* [What you have to do]:
Select, from the material below, each line with "image" in it.

--- Begin ---

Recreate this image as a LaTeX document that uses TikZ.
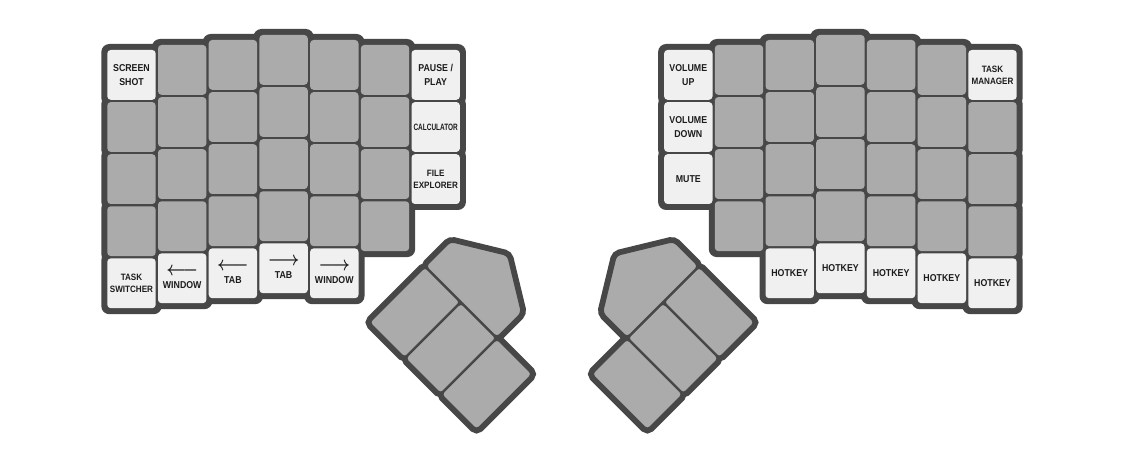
\documentclass[tikz,border=0pt]{standalone}
\usepackage{fontspec}
\setmainfont{Liberation Sans}[FakeStretch=0.88]
\usepackage{graphicx}
\definecolor{shell}{HTML}{474747}
\definecolor{keygray}{HTML}{ABABAB}
\definecolor{keylight}{HTML}{F0F0F0}
\definecolor{legend}{HTML}{1C1C1C}
\newcommand\larrow{\scalebox{1.7}[2.0]{\boldmath$\longleftarrow$}}
\newcommand\rarrow{\scalebox{1.7}[2.0]{\boldmath$\longrightarrow$}}

\begin{document}
\begin{tikzpicture}[
    x=1pt, y=-1pt,
    every node/.style={inner sep=0pt},
    shellbox/.style={fill=shell, rounded corners=8pt,
        minimum width=60.4pt, minimum height=61.8pt},
    keybox/.style={fill=keygray, rounded corners=3.5pt,
        minimum width=48.4pt, minimum height=49.8pt},
    fnkey/.style={keybox, fill=keylight, text=legend, align=center,
        font=\bfseries\fontsize{10}{13.5}\selectfont},
    fnsmall/.style={fnkey, font=\bfseries\fontsize{9.2}{12}\selectfont},
    thumbshell/.style={draw=shell, fill=shell, line width=9.3pt,
        rounded corners=4pt},
    thumbkey/.style={draw=shell, fill=keygray, line width=2.3pt,
        rounded corners=4pt},
]

% === canvas ===
\fill[white] (0,0) rectangle (1124,470);
\useasboundingbox (0,0) rectangle (1124,470);

% === key wells (dark outline behind every key) ===
\foreach \c/\yt/\n in {0/50/5, 1/45/5, 2/40/5, 3/35/5, 4/40/5, 5/45/4, 6/50/3}
    \foreach \r in {1,...,\n}
        \node[shellbox] (Ls-\c-\r) at ({131.5+50.7*\c}, {\yt+24.9+52.1*(\r-1)}) {};
\foreach \c/\yt/\n in {0/50/3, 1/45/4, 2/40/5, 3/35/5, 4/40/5, 5/45/5, 6/50/5}
    \foreach \r in {1,...,\n}
        \node[shellbox] (Rs-\c-\r) at ({688.3+50.7*\c}, {\yt+24.9+52.1*(\r-1)}) {};

% === plain keys ===
\foreach \c/\yt/\a/\b in {0/50/2/4, 1/45/1/4, 2/40/1/4, 3/35/1/4, 4/40/1/4, 5/45/1/4}
    \foreach \r in {\a,...,\b}
        \node[keybox] (L-\c-\r) at ({131.5+50.7*\c}, {\yt+24.9+52.1*(\r-1)}) {};
\foreach \c/\yt/\a/\b in {1/45/1/4, 2/40/1/4, 3/35/1/4, 4/40/1/4, 5/45/1/4, 6/50/2/4}
    \foreach \r in {\a,...,\b}
        \node[keybox] (R-\c-\r) at ({688.3+50.7*\c}, {\yt+24.9+52.1*(\r-1)}) {};

% === labelled keys, left half ===
\node[fnkey] (screenshot) at (131.5,74.9) {SCREEN\\SHOT};
\node[fnsmall] (taskswitch) at (131.5,283.3) {TASK\\SWITCHER};
\node[fnkey] (winprev) at (182.2,278.3) {\larrow\\WINDOW};
\node[fnkey] (tabprev) at (232.9,273.3) {\larrow\\TAB};
\node[fnkey] (tabnext) at (283.6,268.3) {\rarrow\\TAB};
\node[fnkey] (winnext) at (334.3,273.3) {\rarrow\\WINDOW};
\node[fnkey] (pauseplay) at (435.7,74.9) {PAUSE /\\PLAY};
\node[fnsmall] (calc) at (435.7,127.0) {\scalebox{0.8}[1]{CALCULATOR}};
\node[fnsmall] (explorer) at (435.7,179.1) {FILE\\EXPLORER};

% === labelled keys, right half ===
\node[fnkey] (volup) at (688.3,74.9) {VOLUME\\UP};
\node[fnkey] (voldown) at (688.3,127.0) {VOLUME\\DOWN};
\node[fnkey] (mute) at (688.3,179.1) {MUTE};
\node[fnsmall] (taskmgr) at (992.5,74.9) {TASK\\MANAGER};
\foreach \c/\yt [count=\i] in {2/40, 3/35, 4/40, 5/45, 6/50}
    \node[fnkey] (hotkey-\i) at ({688.3+50.7*\c}, {\yt+233.3}) {HOTKEY};

% === thumb clusters (right one is the mirror image) ===
\foreach \flip/\dx in {1/0, -1/1124} {
    \begin{scope}[shift={(\dx,0)}, xscale=\flip,
        x={(0.7071pt,-0.7071pt)}, y={(0.7071pt,0.7071pt)}]
        \foreach \s in {488.7, 539.6, 590.4}
            \path[thumbshell] (\s,32.7) -- ++(50.9,0) -- ++(0,79.6) -- ++(-50.9,0) -- cycle;
        \path[thumbshell] (488.7,112.3) -- (590.4,112.3) -- (590.4,148)
            -- (539.6,179) -- (488.7,148) -- cycle;
        \foreach \s in {488.7, 539.6, 590.4}
            \path[thumbkey] (\s,32.7) -- ++(50.9,0) -- ++(0,79.6) -- ++(-50.9,0) -- cycle;
        \path[thumbkey] (488.7,112.3) -- (590.4,112.3) -- (590.4,148)
            -- (539.6,179) -- (488.7,148) -- cycle;
    \end{scope}
}

\end{tikzpicture}
\end{document}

--- End ---

* [Complete output]:
Recreate this image as a LaTeX document that uses TikZ.
% === thumb clusters (right one is the mirror image) ===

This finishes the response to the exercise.